In June 2022, Gordon performed as Lavender Terra in the world stage premiere of Teaching A Robot To Love at the Hollywood Fringe Festival.

===Gaming===
Gordon is an avid gamer and professional TTRPG player who has played in campaigns on multiple Twitch channels. In 2014, Gordon participated in the ABC television reality series The Quest, as "Paladin Bonnie." Although a fan favorite, she was "banished" in episode 8th, placing 5th among the competitors.

===Music===
After her stint on The Quest, Gordon formed the nerd parody band Library Bards in 2014 with friend and fellow reality TV star Xander Jeanneret.
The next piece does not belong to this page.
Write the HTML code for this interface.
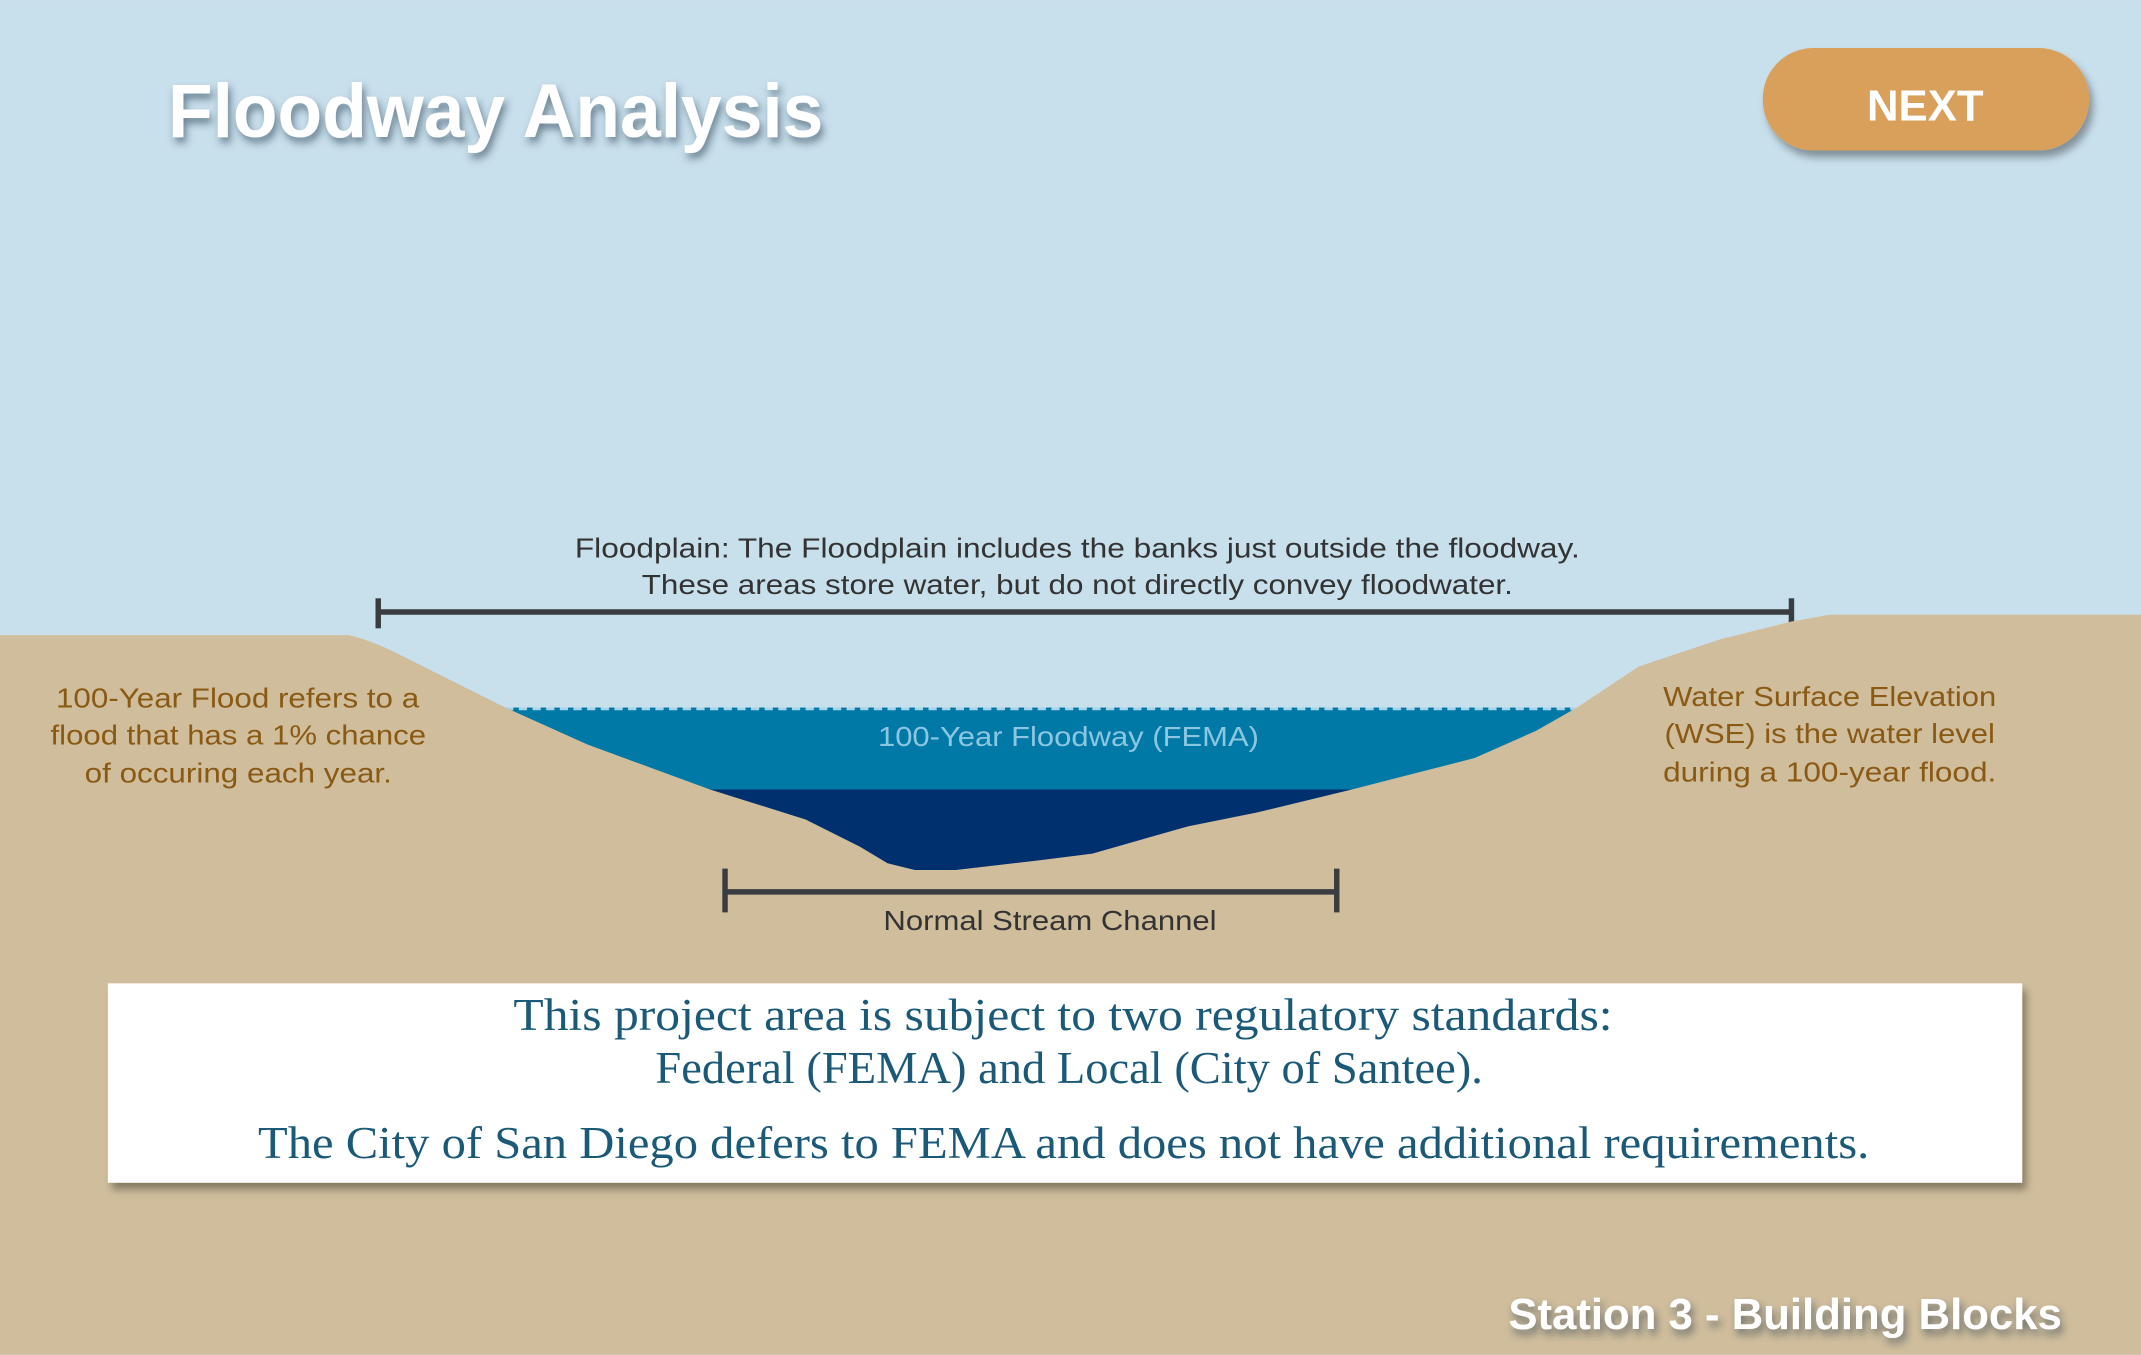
<!DOCTYPE html>
<html><head><meta charset="utf-8"><style>
html,body{margin:0;padding:0;background:#c8dfec;}
svg{display:block;}
</style></head><body>
<svg width="2141" height="1355" viewBox="0 0 1568 992" xmlns="http://www.w3.org/2000/svg">
<defs>
<filter id="sh" x="-20%" y="-20%" width="140%" height="160%"><feDropShadow dx="3" dy="5" stdDeviation="3" flood-color="#000" flood-opacity="0.35"/></filter>
<filter id="ts" x="-10%" y="-30%" width="120%" height="160%"><feDropShadow dx="2" dy="4" stdDeviation="3" flood-color="#23384a" flood-opacity="0.55"/></filter>
</defs>
<rect width="1568" height="992" fill="#c8dfec"/>
<text x="123" y="100" font-family="Liberation Sans, sans-serif" font-weight="bold" font-size="56" fill="#fff" textLength="480" lengthAdjust="spacingAndGlyphs" filter="url(#ts)">Floodway Analysis</text>
<rect x="1291" y="35" width="239" height="75" rx="37" fill="#d9a05b" filter="url(#sh)"/>
<text x="1410" y="88" text-anchor="middle" font-family="Liberation Sans, sans-serif" font-weight="bold" font-size="32" fill="#fff">NEXT</text>
<g font-family="Liberation Sans, sans-serif" font-size="20" fill="#333" lengthAdjust="spacingAndGlyphs">
<text x="421" y="408" textLength="736" lengthAdjust="spacingAndGlyphs">Floodplain: The Floodplain includes the banks just outside the floodway.</text>
<text x="470" y="435" textLength="638" lengthAdjust="spacingAndGlyphs">These areas store water, but do not directly convey floodwater.</text>
</g>
<g stroke="#3a3d40" stroke-width="4"><line x1="277" y1="448" x2="1312" y2="448"/><line x1="277" y1="438" x2="277" y2="460"/><line x1="1312" y1="438" x2="1312" y2="460"/></g>
<rect x="360" y="518" width="810" height="61" fill="#0079a7"/>
<rect x="480" y="578" width="540" height="65" fill="#00306e"/>
<line x1="370" y1="519" x2="1155" y2="519" stroke="#a8d4ea" stroke-width="2" stroke-dasharray="6 4"/>
<path d="M0,465 L255,465 Q270,468 290,478 L370,518 L430,545 L520,578 L590,600 L630,620 L650,632 L670,637 L700,637 L760,630 L800,625 L870,605 L920,595 L990,578 L1080,555 L1125,535 L1155,518 L1200,488 L1260,468 L1312,455 L1340,450 L1568,450 L1568,992 L0,992 Z" fill="#cfbd9c"/>
<text x="643" y="546" textLength="279" lengthAdjust="spacingAndGlyphs" font-family="Liberation Sans, sans-serif" font-size="20" fill="#8cc6e0">100-Year Floodway (FEMA)</text>
<g font-family="Liberation Sans, sans-serif" font-size="20" fill="#8a5a14">
<text x="41" y="518" textLength="266" lengthAdjust="spacingAndGlyphs">100-Year Flood refers to a</text>
<text x="37" y="545" textLength="275" lengthAdjust="spacingAndGlyphs">flood that has a 1% chance</text>
<text x="62" y="573" textLength="225" lengthAdjust="spacingAndGlyphs">of occuring each year.</text>
<text x="1218" y="517" textLength="244" lengthAdjust="spacingAndGlyphs">Water Surface Elevation</text>
<text x="1219" y="544" textLength="242" lengthAdjust="spacingAndGlyphs">(WSE) is the water level</text>
<text x="1218" y="572" textLength="244" lengthAdjust="spacingAndGlyphs">during a 100-year flood.</text>
</g>
<g stroke="#3a3d40" stroke-width="4"><line x1="531" y1="653" x2="979" y2="653"/><line x1="531" y1="636" x2="531" y2="668"/><line x1="979" y1="636" x2="979" y2="668"/></g>
<text x="647" y="681" textLength="244" lengthAdjust="spacingAndGlyphs" font-family="Liberation Sans, sans-serif" font-size="20" fill="#333">Normal Stream Channel</text>
<rect x="79" y="720" width="1402" height="146" fill="#fff" filter="url(#sh)"/>
<g font-family="Liberation Serif, serif" font-size="33" fill="#1a5a78">
<text x="376" y="754" textLength="805" lengthAdjust="spacingAndGlyphs">This project area is subject to two regulatory standards:</text>
<text x="480" y="793" textLength="606" lengthAdjust="spacingAndGlyphs">Federal (FEMA) and Local (City of Santee).</text>
<text x="189" y="848" textLength="1180" lengthAdjust="spacingAndGlyphs">The City of San Diego defers to FEMA and does not have additional requirements.</text>
</g>
<text x="1510" y="973" text-anchor="end" font-family="Liberation Sans, sans-serif" font-weight="bold" font-size="32" fill="#fff" filter="url(#ts)">Station 3 - Building Blocks</text>
</svg>
</body></html>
Their first song, "Gandalf" (a parody of Taylor Swift's "Shake it Off") was created in collaboration with the fan site theonering.net, and debuted before the final installment of the Hobbit films. The song debuted as #1 in the comedy genre in Los Angeles on the music website ReverbNation, #2 nationally, and #3 globally in December 2014. The Library Bards continued to hold a top spot in the Comedy genre in Los Angeles, and have been featured on CBS' Celebrity Name Game, SyFy's Geeks Who Drink and on the legendary Dr. Demento Show.

Gordon also performed the English version of the ending theme for the video game, Fire Emblem Echoes: Shadows of Valentia.

On March 25, 2023, Bonnie released her first "nerdy jazz" solo album, "Con Artist".

===Voice acting===
As a voice actress, Gordon's roles include Rainbow Mika in the video game Street Fighter V, Silque in Fire Emblem Echoes: Shadows of Valentia, Shikou Soujin from the English dub of the anime series Ikki Tousen: Xtreme Xecutor, Bounce Man from Mega Man 11; Eva from Code Vein, and Yū Abiko (Biko) in Muhyo & Roji's Bureau of Supernatural Investigation, among others. She also voiced multiple characters on Cartoon Network’s Mighty Magiswords.

Gordon voices the Ship's Computer on the Paramount+ and Nickelodeon series Star Trek: Prodigy. She was hired for the role after doing scratch vocals for the characters of Gwyn and Janeway. The series was renewed for a second season in November 2021.

===Other activities===
Gordon often performs at Hollywood's Magic Castle, where she has been a performing member for thirteen years.

==Personal life==
Gordon identifies as graysexual and pansexual.